Mais Koji Mori est réaliste et ne préfère pas susciter des attentes irréalisables: "C'est difficile de penser qu'on trouvera toutes les réponses pour la bonne et simple raison que M. Miura était un génie. Il avait une vision. Seul lui savait ce qu'il voulait raconter et où il voulait mener son histoire. Il n'a pas réfléchi en termes de logique narrative." Et d'ajouter:

"Si on prend le personnage du chevalier squelette, je suis intimement convaincu que M. Miura ne savait pas ce qu'il en ferait quand il a commencé à le mettre en scène. C'est a posteriori que ce personnage s’est construit. M. Miura n'avait pas de démarche calculée par rapport à ce personnage. Je pense que Berserk est une œuvre qui illustre la manière dont M. Miura menait sa vie."

Ce travail lui offre beaucoup de satisfaction d'un point de vue artistique et lui permet de comprendre davantage la richesse de Berserk: "Parfois, on a d'énormes surprises à force de réfléchir sur ce mystère.
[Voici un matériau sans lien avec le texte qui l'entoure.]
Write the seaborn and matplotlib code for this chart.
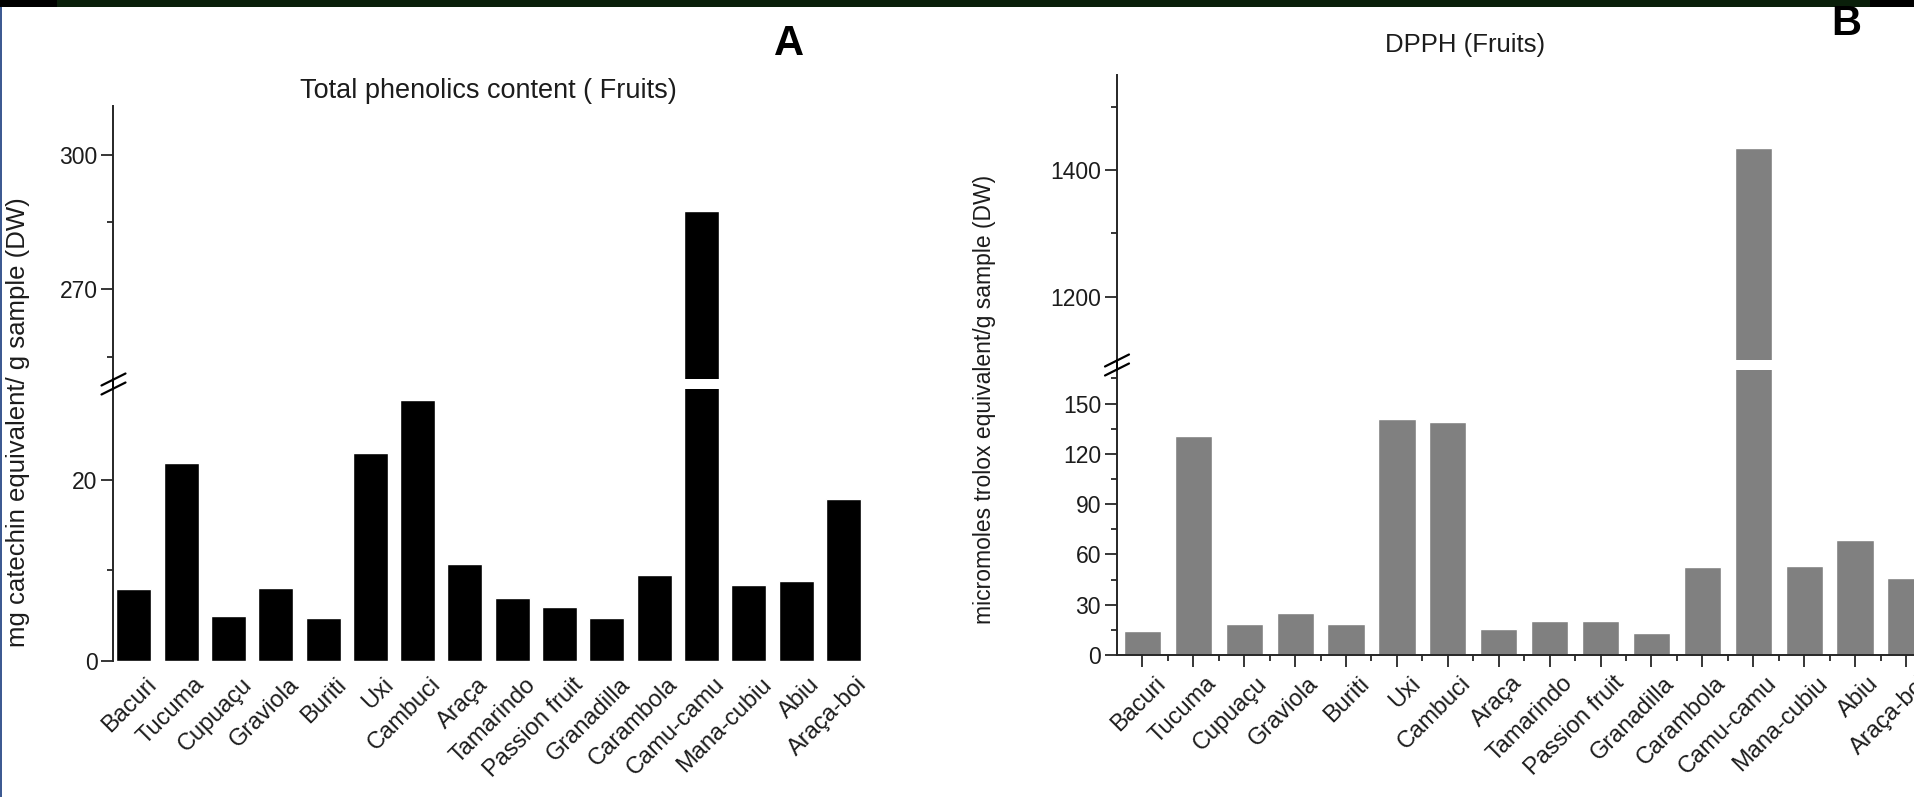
import numpy as np
import pandas as pd
import matplotlib.pyplot as plt
import seaborn as sns
from matplotlib.lines import Line2D
from matplotlib.patches import Rectangle
from matplotlib.ticker import FixedLocator
import matplotlib.transforms as mtransforms

# data
fruits = ["Bacuri", "Tucuma", "Cupuaçu", "Graviola", "Buriti", "Uxi", "Cambuci",
          "Araça", "Tamarindo", "Passion fruit", "Granadilla", "Carambola",
          "Camu-camu", "Mana-cubiu", "Abiu", "Araça-boi"]
phenolics = [7.9, 21.8, 5.0, 8.1, 4.7, 22.9, 28.8, 10.7, 6.9, 6.0, 4.7, 9.5,
             287.6, 8.4, 8.8, 17.9]
dpph = [14.5, 130.5, 18.3, 25.3, 18.3, 140.8, 138.8, 15.3, 20.5, 20.5, 12.9,
        52.2, 1435, 53.2, 68.3, 46.0]

df = pd.DataFrame({"fruit": fruits, "phenolics": phenolics, "dpph": dpph})

sns.set_style("ticks")
plt.rcParams["font.family"] = ["Liberation Sans", "DejaVu Sans"]
plt.rcParams["axes.linewidth"] = 1.4

W, H = 1915, 797
fig = plt.figure(figsize=(W / 100, H / 100), dpi=100)
fig.patch.set_facecolor("white")
txt = "#1c1c1c"


def add_ax(left, top, right, bottom):
    return fig.add_axes([left / W, 1 - bottom / H, (right - left) / W, (bottom - top) / H])


def fig_line(x0, y0, x1, y1, **kw):
    fig.add_artist(Line2D([x0 / W, x1 / W], [1 - y0 / H, 1 - y1 / H],
                          transform=fig.transFigure, **kw))


def style_y(ax, major, minor):
    ax.yaxis.set_major_locator(FixedLocator(major))
    ax.yaxis.set_minor_locator(FixedLocator(minor))
    ax.tick_params(axis="y", which="major", direction="out", length=8.5, width=1.3,
                   labelsize=16.5, labelcolor=txt, pad=3)
    ax.tick_params(axis="y", which="minor", direction="out", length=4, width=1.3)
    ax.set_xlabel("")
    ax.set_ylabel("")
    ax.set_facecolor("none")


def rotate_labels(ax):
    for lab in ax.get_xticklabels():
        lab.set_rotation(45)
        lab.set_ha("right")
        lab.set_rotation_mode("anchor")
        lab.set_transform(lab.get_transform() +
                          mtransforms.ScaledTranslation(0.12, 0, fig.dpi_scale_trans))


# ---------- panel A ----------
a_left, a_right = 113.5, 867
axA_up = add_ax(a_left, 106, a_right, 379)
axA_lo = add_ax(a_left, 389, a_right, 661)
for ax, lim in [(axA_up, (250, 311)), (axA_lo, (0, 30))]:
    sns.barplot(data=df, x="fruit", y="phenolics", color="black", saturation=1,
                width=0.74, ax=ax)
    ax.set_xlim(-0.43, 15.5)
    ax.set_ylim(*lim)
    sns.despine(ax=ax, bottom=True)
style_y(axA_up, [270, 300], [255, 285])
style_y(axA_lo, [0, 20], [10])
axA_up.tick_params(axis="x", bottom=False, labelbottom=False)
axA_lo.tick_params(axis="x", length=0, labelsize=17, labelcolor=txt, pad=9)
rotate_labels(axA_lo)

# ---------- panel B ----------
b_left = 1117
b_right = b_left + 16 * 50.9
axB_up = add_ax(b_left, 75, b_right, 360)
axB_lo = add_ax(b_left, 370, b_right, 655)
for ax, lim in [(axB_up, (1100, 1550)), (axB_lo, (0, 170))]:
    sns.barplot(data=df, x="fruit", y="dpph", color="#808080", saturation=1,
                width=0.73, ax=ax)
    ax.set_xlim(-0.5, 15.5)
    ax.set_ylim(*lim)
style_y(axB_up, [1200, 1400], [1300, 1500])
style_y(axB_lo, list(range(0, 151, 30)), list(range(15, 170, 30)))
sns.despine(ax=axB_up, bottom=True)
sns.despine(ax=axB_lo)
axB_up.tick_params(axis="x", bottom=False, labelbottom=False)
axB_lo.xaxis.set_minor_locator(FixedLocator(np.arange(0.5, 15.6, 1)))
axB_lo.tick_params(axis="x", which="major", direction="out", length=8.5, width=1.3,
                   labelsize=17, labelcolor=txt, pad=4)
axB_lo.tick_params(axis="x", which="minor", direction="out", length=4, width=1.3)
rotate_labels(axB_lo)

# axis breaks: join the spines and draw the double slash
for x, y0, y1 in [(a_left, 379, 389), (b_left, 360, 370)]:
    fig_line(x, y0, x, y1, color="black", lw=1.4)
    yc = (y0 + y1) / 2
    for dy in (-4.5, 4.5):
        fig_line(x - 12, yc + dy + 6, x + 12, yc + dy - 6, color="black", lw=1.6)

# titles, panel letters and y labels
fig.text(488 / W, 1 - 91 / H, "Total phenolics content ( Fruits)", ha="center",
         va="center", fontsize=19.5, color=txt)
fig.text(1465 / W, 1 - 45 / H, "DPPH (Fruits)", ha="center", va="center",
         fontsize=18.5, color=txt)
fig.text(789 / W, 1 - 44 / H, "A", ha="center", va="center", fontsize=30,
         fontweight="bold", color="black")
fig.text(1846 / W, 1 - 24 / H, "B", ha="center", va="center", fontsize=30,
         fontweight="bold", color="black")
fig.text(18 / W, 1 - 422 / H, "mg catechin equivalent/ g sample (DW)", rotation=90,
         ha="center", va="center", fontsize=18.5, color=txt)
fig.text(985 / W, 1 - 399 / H, "micromoles trolox equivalent/g sample (DW)",
         rotation=90, ha="center", va="center", fontsize=16.5, color=txt)

# dark strip along the top and thin border on the left
fig.add_artist(Rectangle((0, 1 - 7 / H), 1, 7 / H, transform=fig.transFigure,
                         color="#0a1f0a", lw=0))
fig.add_artist(Rectangle((0, 1 - 7 / H), 57 / W, 7 / H, transform=fig.transFigure,
                         color="black", lw=0))
fig.add_artist(Rectangle((1870 / W, 1 - 7 / H), 45 / W, 7 / H,
                         transform=fig.transFigure, color="black", lw=0))
fig.add_artist(Rectangle((0, 0), 2.5 / W, 1 - 7 / H, transform=fig.transFigure,
                         color="#3d5a92", lw=0))

fig.savefig("out.png", dpi=100)
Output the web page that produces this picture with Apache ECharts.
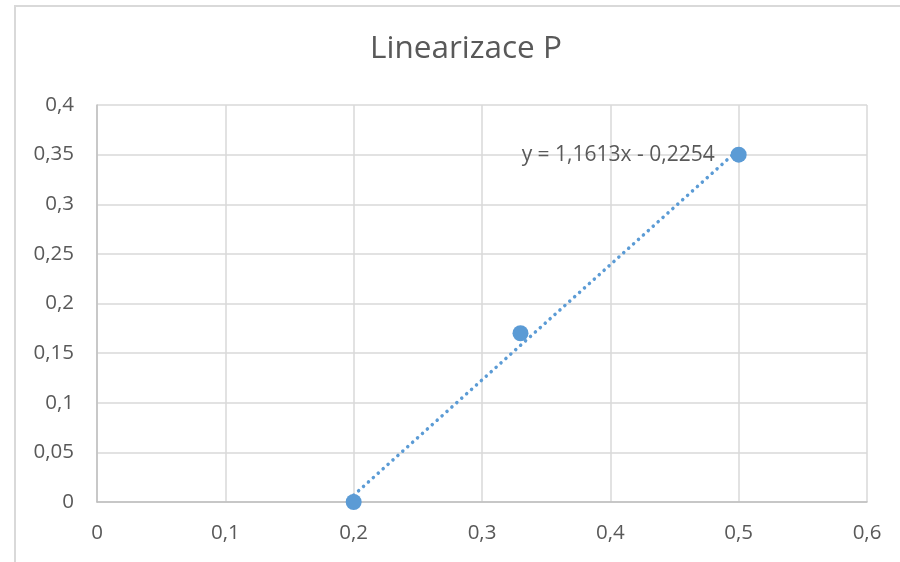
<!DOCTYPE html>
<html><head><meta charset="utf-8">
<script src="https://cdn.jsdelivr.net/npm/echarts@6/dist/echarts.min.js"></script>
<style>html,body{margin:0;padding:0;background:#fff}#c{width:900px;height:562px}</style>
</head><body><div id="c"></div>
<script>
const xValues = [0.2, 0.33, 0.5];
const yValues = [0, 0.17, 0.35];
const slope = 1.1613;
const intercept = -0.2254;
const trendX = [0.2, 0.5];
const trendLabel = 'y = 1,1613x - 0,2254';
const titleText = 'Linearizace P';

const fmt = v => String(+v.toFixed(2)).replace('.', ',');
const pts = xValues.map((x, i) => [x, yValues[i]]);
const trend = trendX.map(x => [x, slope * x + intercept]);
const font = '"Open Sans", "Noto Sans", sans-serif';
const chart = echarts.init(document.getElementById('c'));
chart.setOption({
  animation: false,
  backgroundColor: '#fff',
  title: { text: titleText, left: 365, top: 28, itemGap: 0, textStyle: { fontFamily: font, fontSize: 31.5, fontWeight: 'normal', color: '#595959' } },
  graphic: [{ type: 'rect', shape: { x: 15, y: 6, width: 1000, height: 1000 }, style: { fill: 'none', stroke: '#d9d9d9', lineWidth: 2 }, silent: true }],
  grid: { left: 97, right: 33, top: 105, bottom: 60 },
  xAxis: {
    type: 'value', min: 0, max: 0.6, interval: 0.1,
    axisLine: { show: true, lineStyle: { color: '#bfbfbf', width: 1.5 } },
    axisTick: { show: false },
    splitLine: { show: true, lineStyle: { color: '#d9d9d9', width: 1.5 } },
    axisLabel: { formatter: fmt, margin: 21, fontFamily: font, fontSize: 20.5, color: '#595959' }
  },
  yAxis: {
    type: 'value', min: 0, max: 0.4, interval: 0.05,
    axisLine: { show: true, lineStyle: { color: '#bfbfbf', width: 1.5 } },
    axisTick: { show: false },
    splitLine: { show: true, lineStyle: { color: '#d9d9d9', width: 1.5 } },
    axisLabel: { formatter: fmt, margin: 23, fontFamily: font, fontSize: 20.5, color: '#595959' }
  },
  series: [
    { type: 'line', data: trend, symbol: 'none', z: 2,
      lineStyle: { color: '#5b9bd5', width: 3.5, type: [0.1, 6.5], cap: 'round' },
      markPoint: { symbol: 'circle', symbolSize: 0, data: [{ coord: [0.5, 0.35], label: { show: true, formatter: trendLabel, position: 'left', distance: 24, fontFamily: font, fontSize: 21, color: '#595959' } }] }
    },
    { type: 'scatter', data: pts, symbol: 'circle', symbolSize: 16, z: 3, itemStyle: { color: '#5b9bd5', opacity: 1 } }
  ]
});
</script></body></html>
Lorsqu'on aboutit à la solution, on comprend toute la profondeur et toute l'intelligence de son scénario"". Et de conclure: "Si je le pouvais, je lui dirais à quel point je ne suis pas satisfait."

Berserk, tome 42, Kentaro Miura (créateur), Studio Gaga (dessin et scénario), Koji Mori (supervision), Anne-Sophie Thévenon (traduction), 192 pages, 7,20 euros l'édition standard, 23,45 euros l'édition collector.